Business owners and consumers understand the ebbs and flows of their local economy better than anyone else. The local economy is also a crucial part of understanding and appropriately adjusting property claims.
Someone might assume that the cost to replace a building is easily determined. You measure it out, you just apply some factor and BAM! you have your claim. It’s a lot more complicated and intricate than that. Here in Massachusetts, we know everything is expensive. But did you know that the cost to repair or rebuild a building in the city could be double – or in some cases triple – the cost of a similar one that is located two towns over? If you are living and working in this area, you might not think that’s too hard to understand, but when we deal with adjusters from across the country, this often becomes a sticking point where we have to educate them on factors that affect the estimate.
In our current economy, one of the biggest factors is the cost and availability of building materials. It’s no secret that since COVID shut the world down over a year ago, we’ve all had the opportunity to look closer at our homes and see things we’d like to improve or replace. If you’re like the throngs of other people in Massachusetts, you’ll also know that the price of materials has increased almost 200%! Thanks to limited supply (factories being closed) and increased demand, prices are skyrocketing.
Another factor is the waiting period to receive special order products or appliances. In some cases, it’s 2 to 6 months for custom orders. For those of us who have time on our hands, waiting is not a big deal. But in the property claims world, these delays and costs are hugely disruptive and have a domino effect on other portions of the claim. Imagine if your furnace is going to take 6 months to arrive. That delays the whole project and increases the time you’re living in a temporary home. Now if you have a time limit on your loss of use, say 12 months, you may find yourself over the limit for your loss of use and could be stuck paying for those additional months out of your own pocket.
To further illustrate other economic factors hindering this process, let’s take for example a home that had a fire in April 2020. Our team put on our masks and got to work putting together detailed lists and estimates shortly after the fire. We pulled everything together and submitted our claims to the carrier, adjusting the claim within the first 2 months. However, when the homeowners went to interview contractors two to three months after the fire, it was nearly impossible to find one who was available to do the work. And when they did find contractors, the quotes they were receiving to rebuild were tens of thousands of dollars more than what we had originally estimated. Our building adjusters had to go back to the drawing board and understand what was affecting the prices so significantly. As we touched upon already, the material costs and availability were part of it, but so was the labor pool and the length of projects.
You might question the labor pool. I know you’re screaming “unemployment is at an all-time high! There are tons of people available to work!” This is very true, but we have to look at the skilled labor pool. Contractors have a highly developed skill set, and when you dig deeper into the trades, there are even more specialized skill sets (tile, plumbing, electrical, HVAC, etc.). It takes contractors and tradespeople years to learn their trade, and in states like Massachusetts, they also need special licensing and insurance. These are all barriers for people wanting to get into these fields.
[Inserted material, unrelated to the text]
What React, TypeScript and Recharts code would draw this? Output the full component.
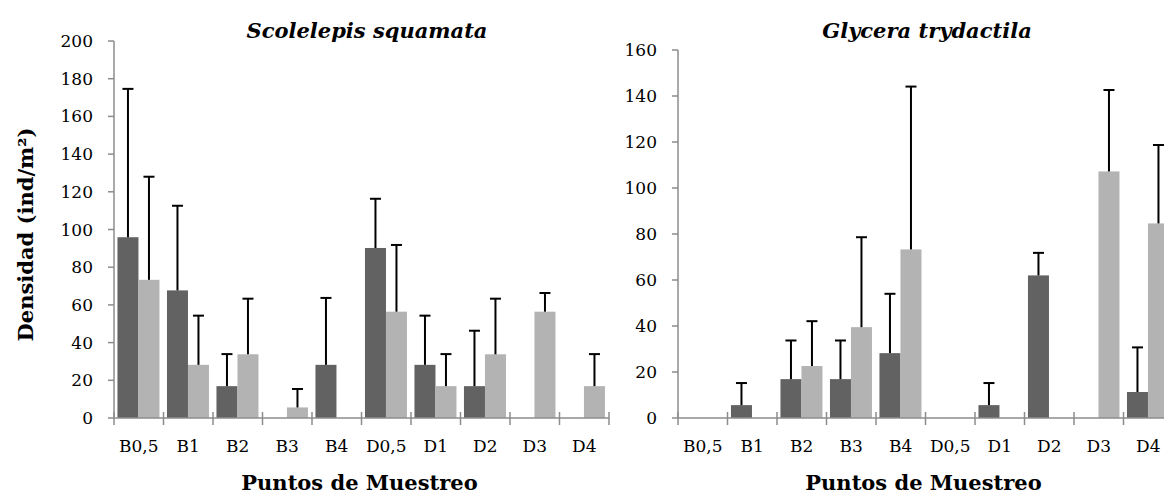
import React from 'react';
import { BarChart, Bar, XAxis, YAxis } from 'recharts';

const categories = ['B0,5', 'B1', 'B2', 'B3', 'B4', 'D0,5', 'D1', 'D2', 'D3', 'D4'];

// Scolelepis squamata
const scolDark = [95.9, 67.7, 16.9, 0, 28.2, 90.2, 28.2, 16.9, 0, 0];
const scolDarkErr = [78.7, 44.9, 17.0, 0, 35.5, 26.1, 26.1, 29.4, 0, 0];
const scolLight = [73.3, 28.2, 33.8, 5.6, 0, 56.4, 16.9, 33.8, 56.4, 16.9];
const scolLightErr = [54.7, 26.1, 29.5, 9.8, 0, 35.4, 17.0, 29.5, 9.9, 17.0];

// Glycera trydactila
const glyDark = [0, 5.6, 16.9, 16.9, 28.2, 0, 5.6, 62.0, 0, 11.3];
const glyDarkErr = [0, 9.6, 16.8, 16.8, 25.8, 0, 9.6, 9.8, 0, 19.4];
const glyLight = [0, 0, 22.6, 39.5, 73.3, 0, 0, 0, 107.2, 84.6];
const glyLightErr = [0, 0, 19.5, 39.1, 70.8, 0, 0, 0, 35.4, 34.1];

const leftTicks = [0, 20, 40, 60, 80, 100, 120, 140, 160, 180, 200];
const rightTicks = [0, 20, 40, 60, 80, 100, 120, 140, 160];

const FONT = '"DejaVu Serif", serif';
const AXIS = '#8c8c8c';
const DARK = '#626262';
const LIGHT = '#b3b3b3';

function buildRows(dark: number[], darkErr: number[], light: number[], lightErr: number[]) {
  return categories.map((c, i) => ({
    cat: c,
    dark: dark[i],
    darkErr: darkErr[i],
    light: light[i],
    lightErr: lightErr[i],
  }));
}

const barShape = (valKey: string, errKey: string) => (props: any) => {
  const { x, y, width, height, fill, payload } = props;
  const v = payload[valKey];
  const e = payload[errKey];
  const h = Math.abs(height || 0);
  const parts: any[] = [];
  if (h > 0) {
    parts.push(<rect key="r" x={x} y={y} width={width} height={h} fill={fill} />);
  }
  if (v > 0 && e > 0 && h > 0) {
    const k = h / v;
    const cx = x + width / 2;
    const top = y - e * k;
    parts.push(<line key="l" x1={cx} x2={cx} y1={y} y2={top} stroke="#000" strokeWidth={2} />);
    parts.push(<line key="c" x1={cx - 5.5} x2={cx + 5.5} y1={top} y2={top} stroke="#000" strokeWidth={2} />);
  }
  return <g>{parts}</g>;
};

const makeXTick = (bw: number, n: number) => (props: any) => {
  const { x, y, payload, index } = props;
  return (
    <g>
      <line x1={x - bw / 2} x2={x - bw / 2} y1={y - 6} y2={y + 7} stroke={AXIS} strokeWidth={1.5} />
      {index === n - 1 ? (
        <line x1={x + bw / 2} x2={x + bw / 2} y1={y - 6} y2={y + 7} stroke={AXIS} strokeWidth={1.5} />
      ) : null}
      <text x={x} y={y + 34} textAnchor="middle" fontFamily={FONT} fontSize={17} fill="#000">
        {payload.value}
      </text>
    </g>
  );
};

type PanelProps = {
  width: number;
  yAxisWidth: number;
  marginRight: number;
  top: number;
  data: any[];
  yMax: number;
  ticks: number[];
  showYTitle: boolean;
};

function Panel({ width, yAxisWidth, marginRight, top, data, yMax, ticks, showYTitle }: PanelProps) {
  const bw = (width - yAxisWidth - marginRight) / categories.length;
  return (
    <BarChart
      width={width}
      height={495}
      data={data}
      margin={{ top, right: marginRight, bottom: 0, left: 0 }}
      barCategoryGap="7%"
      barGap={0}
    >
      <XAxis
        dataKey="cat"
        type="category"
        height={77}
        interval={0}
        tickSize={0}
        tickMargin={0}
        tickLine={false}
        axisLine={{ stroke: AXIS, strokeWidth: 1.5 }}
        tick={makeXTick(bw, categories.length)}
        label={{
          content: (p: any) => {
            const vb = p.viewBox;
            return (
              <text
                x={vb.x + vb.width / 2 - 2}
                y={vb.y + 72}
                textAnchor="middle"
                fontFamily={FONT}
                fontWeight="bold"
                fontSize={21}
                fill="#000"
              >
                Puntos de Muestreo
              </text>
            );
          },
        }}
      />
      <YAxis
        type="number"
        domain={[0, yMax]}
        ticks={ticks}
        interval={0}
        width={yAxisWidth}
        tickSize={6}
        tickMargin={15}
        axisLine={{ stroke: AXIS, strokeWidth: 1.5 }}
        tickLine={{ stroke: AXIS, strokeWidth: 1.5 }}
        tick={{ fontFamily: FONT, fontSize: 17, fill: '#000' }}
        label={
          showYTitle
            ? {
                content: (p: any) => {
                  const vb = p.viewBox;
                  const tx = vb.x + 33;
                  const ty = vb.y + vb.height / 2 + 5;
                  return (
                    <text
                      x={tx}
                      y={ty}
                      transform={`rotate(-90, ${tx}, ${ty})`}
                      textAnchor="middle"
                      fontFamily={FONT}
                      fontWeight="bold"
                      fontSize={21}
                      fill="#000"
                    >
                      Densidad (ind/m²)
                    </text>
                  );
                },
              }
            : undefined
        }
      />
      <Bar dataKey="dark" fill={DARK} isAnimationActive={false} shape={barShape('dark', 'darkErr')} />
      <Bar dataKey="light" fill={LIGHT} isAnimationActive={false} shape={barShape('light', 'lightErr')} />
    </BarChart>
  );
}

export default function App() {
  const leftData = buildRows(scolDark, scolDarkErr, scolLight, scolLightErr);
  const rightData = buildRows(glyDark, glyDarkErr, glyLight, glyLightErr);
  return (
    <div
      style={{
        position: 'absolute',
        left: 0,
        top: 0,
        width: 1164,
        height: 495,
        overflow: 'hidden',
        background: '#fff',
      }}
    >
      <div style={{ position: 'absolute', left: 0, top: 0 }}>
        <Panel
          width={620}
          yAxisWidth={114}
          marginRight={11}
          top={41}
          data={leftData}
          yMax={200}
          ticks={leftTicks}
          showYTitle={true}
        />
      </div>
      <div style={{ position: 'absolute', left: 582, top: 0 }}>
        <Panel
          width={600}
          yAxisWidth={96}
          marginRight={9}
          top={50}
          data={rightData}
          yMax={160}
          ticks={rightTicks}
          showYTitle={false}
        />
      </div>
      <svg
        width={1164}
        height={495}
        style={{ position: 'absolute', left: 0, top: 0, pointerEvents: 'none' }}
      >
        <text x={367} y={38} textAnchor="middle" fontFamily={FONT} fontWeight="bold" fontStyle="italic" fontSize={21} fill="#000">
          Scolelepis squamata
        </text>
        <text x={927} y={38} textAnchor="middle" fontFamily={FONT} fontWeight="bold" fontStyle="italic" fontSize={21} fill="#000">
          Glycera trydactila
        </text>
      </svg>
    </div>
  );
}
Finally, let’s explore the length of time of projects. Contractors were hesitant to tie up their already limited labor resources on projects that could take 8 to 12 months. They also had to make sure their subcontractors could fit into the overall timeline. The longer the project is, the harder it is to make sure everything runs on time. It makes sense then that contractors would favor small quicker jobs that they could complete, and move on to the next job. Add the fact that during COVID it was impossible to get town inspectors to projects and it was the perfect storm for contractors shying away from big projects.
At SMW we have had to learn, understand and then teach the carriers and adjusters about these factors that were impacting the valuation of the building claims. Carriers are often slow to adjust and need evidence and explanation for them to adapt to the changes. It’s also important that you fully understand the local, state and sometimes global economy and how all of those are going to affect the overall claims.